De nieuwe Land Rover Defender hebben we nu wel gezien. Een auto waarbij de fabrikant duidelijk koos voor een radicale modernisering. En er werd ogenschijnlijk beslist om de meest radicale Defender-adepten uit de klantengroep te gooien - of dat nu om terreinliefhebbers of beroepsmatige gebruikers zijn. Zelfdragend koetswerk, geheel onafhankelijke ophanging, geen pickups… Het is allemaal koren op de molen van chemiegigant Ineos. Dat bedrijf, dat straks in de Antwerpse haven bijna 2 miljard investeert in een uitbreiding van z’n site, werkt ook aan een op de Defender geïnspireerde auto.
Grenadier
Ineos Automotive zal de auto, die in tegenstelling tot Land Rover’s nieuwe Defender een veel klassiekere structuur zal behouden, bouwen in Bridgend in Zuid-Wales. De fabriek daarvoor is in aanbouw. Daar zal vanaf 2021 zo’n 500 man terreinwagens assembleren. Het chassis en het koetswerk zal afkomstig zijn van een fabriek bij Estarreja, in Portugal. Onder de kap komen benzine- en dieselmotoren van BMW. De naam Grenadier, die reeds voorlopig op het concept hing, zal ook op de definitieve productieversie kleven.

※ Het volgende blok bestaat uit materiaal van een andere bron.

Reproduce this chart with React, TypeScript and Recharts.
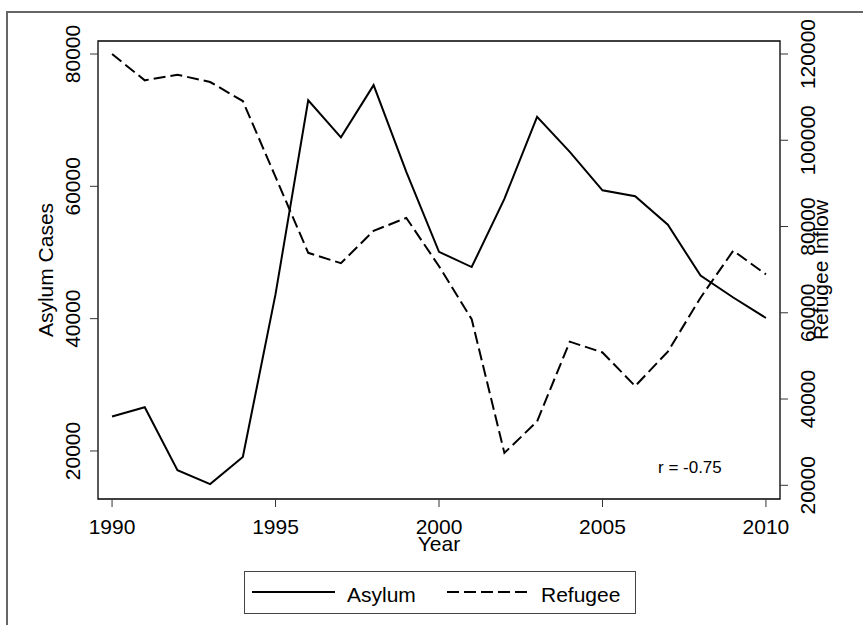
import { LineChart, Line, XAxis, YAxis, ReferenceArea } from 'recharts';

// Stata-ish look: black lines on white, gray outer frame
const FONT = '"Liberation Sans", Arial, Helvetica, sans-serif';
const INK = '#000';
const TICK_INK = '#333';

const years = [
  1990, 1991, 1992, 1993, 1994, 1995, 1996, 1997, 1998, 1999, 2000,
  2001, 2002, 2003, 2004, 2005, 2006, 2007, 2008, 2009, 2010,
];
const asylum = [
  25200, 26600, 17100, 15000, 19100, 43700, 73000, 67400, 75300, 62200, 50100,
  47800, 58100, 70500, 65200, 59400, 58500, 54200, 46500, 43200, 40100,
];
const refugee = [
  120000, 113900, 115200, 113500, 109100, 91500, 73900, 71500, 79000, 82000, 70800,
  58500, 27500, 34800, 53300, 50800, 43000, 51000, 63500, 74400, 68900,
];

const xTicks = [1990, 1995, 2000, 2005, 2010];
const leftTicks = [20000, 40000, 60000, 80000];
const rightTicks = [20000, 40000, 60000, 80000, 100000, 120000];

const xDomain: [number, number] = [1989.57, 2010.43];
const leftDomain: [number, number] = [12740, 81966];
const rightDomain: [number, number] = [16820, 123016];

const data = years.map((year, i) => ({ year, asylum: asylum[i], refugee: refugee[i] }));

function LeftTick(props: any) {
  const { x, y, payload } = props;
  const bx = x - 8;
  return (
    <text x={bx} y={y} transform={`rotate(-90, ${bx}, ${y})`} textAnchor="middle"
      fontFamily={FONT} fontSize={21} fill={INK}>
      {payload.value}
    </text>
  );
}

function RightTick(props: any) {
  const { x, y, payload } = props;
  const bx = x + 25;
  return (
    <text x={bx} y={y} transform={`rotate(-90, ${bx}, ${y})`} textAnchor="middle"
      fontFamily={FONT} fontSize={21} fill={INK}>
      {payload.value}
    </text>
  );
}

function BottomTick(props: any) {
  const { x, y, payload } = props;
  return (
    <text x={x} y={y + 25} textAnchor="middle" fontFamily={FONT} fontSize={21} fill={INK}>
      {payload.value}
    </text>
  );
}

function AxisTitle({ viewBox, text, side }: any) {
  const { x, y, width, height } = viewBox;
  if (side === 'bottom') {
    return (
      <text x={x + width / 2} y={y + 52} textAnchor="middle" fontFamily={FONT} fontSize={21} fill={INK}>
        {text}
      </text>
    );
  }
  const cx = side === 'left' ? x + 53 : x + 48;
  const cy = y + height / 2;
  return (
    <text x={cx} y={cy} transform={`rotate(-90, ${cx}, ${cy})`} textAnchor="middle"
      fontFamily={FONT} fontSize={21} fill={INK}>
      {text}
    </text>
  );
}

export default function App() {
  return (
    <div style={{ position: 'absolute', left: 0, top: 0, width: 863, height: 625, overflow: 'hidden', background: '#fff' }}>
      <div style={{
        position: 'absolute', left: 6, top: 11, width: 950, height: 700,
        border: '2px solid #666', boxSizing: 'border-box',
      }} />
      <LineChart width={863} height={625} data={data}
        margin={{ top: 41, right: 0, bottom: 0, left: 0 }}
        style={{ position: 'absolute', left: 0, top: 0 }}>
        <XAxis
          dataKey="year"
          type="number"
          domain={xDomain}
          ticks={xTicks}
          height={126}
          axisLine={false}
          tickLine={{ stroke: TICK_INK }}
          tickSize={8}
          tick={<BottomTick />}
          label={(p: any) => <AxisTitle {...p} text="Year" side="bottom" />}
        />
        <YAxis
          yAxisId="left"
          orientation="left"
          domain={leftDomain}
          ticks={leftTicks}
          width={98}
          axisLine={false}
          tickLine={{ stroke: TICK_INK }}
          tickSize={8}
          tick={<LeftTick />}
          label={(p: any) => <AxisTitle {...p} text="Asylum Cases" side="left" />}
        />
        <YAxis
          yAxisId="right"
          orientation="right"
          domain={rightDomain}
          ticks={rightTicks}
          width={83}
          axisLine={false}
          tickLine={{ stroke: TICK_INK }}
          tickSize={8}
          tick={<RightTick />}
          label={(p: any) => <AxisTitle {...p} text="Refugee Inflow" side="right" />}
        />
        <ReferenceArea
          yAxisId="left"
          x1={xDomain[0]}
          x2={xDomain[1]}
          y1={leftDomain[0]}
          y2={leftDomain[1]}
          fill="none"
          stroke={INK}
          strokeWidth={1.3}
          ifOverflow="visible"
        />
        <Line
          yAxisId="left"
          type="linear"
          dataKey="asylum"
          stroke={INK}
          strokeWidth={2}
          dot={false}
          isAnimationActive={false}
        />
        <Line
          yAxisId="right"
          type="linear"
          dataKey="refugee"
          stroke={INK}
          strokeWidth={2}
          strokeDasharray="12 5"
          dot={false}
          isAnimationActive={false}
        />
      </LineChart>
      <svg width={863} height={625} style={{ position: 'absolute', left: 0, top: 0, pointerEvents: 'none' }}>
        <text x={658} y={473} fontFamily={FONT} fontSize={17} fill={INK}>r = -0.75</text>
        <rect x={244.5} y={571.5} width={391} height={42} fill="#fff" stroke="#444" strokeWidth={1} />
        <line x1={252} y1={592} x2={335} y2={592} stroke={INK} strokeWidth={2} />
        <text x={347} y={602} fontFamily={FONT} fontSize={21} fill={INK}>Asylum</text>
        <line x1={447} y1={592} x2={530} y2={592} stroke={INK} strokeWidth={2} strokeDasharray="12 5" />
        <text x={541} y={602} fontFamily={FONT} fontSize={21} fill={INK}>Refugee</text>
      </svg>
    </div>
  );
}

Dirk Heilmann, de topman van Ineos Automotive, gaf toe dat het project inmiddels vertraging opliep, maar dat ontwerp- en ontwikkelingswerk wel gestaag vordert. Het bedrijf belooft de komende maanden meer informatie over de franjeloze terreinwagen. Ineos wil die in Australië, Amerika, Afrika en Europa op de markt brengen.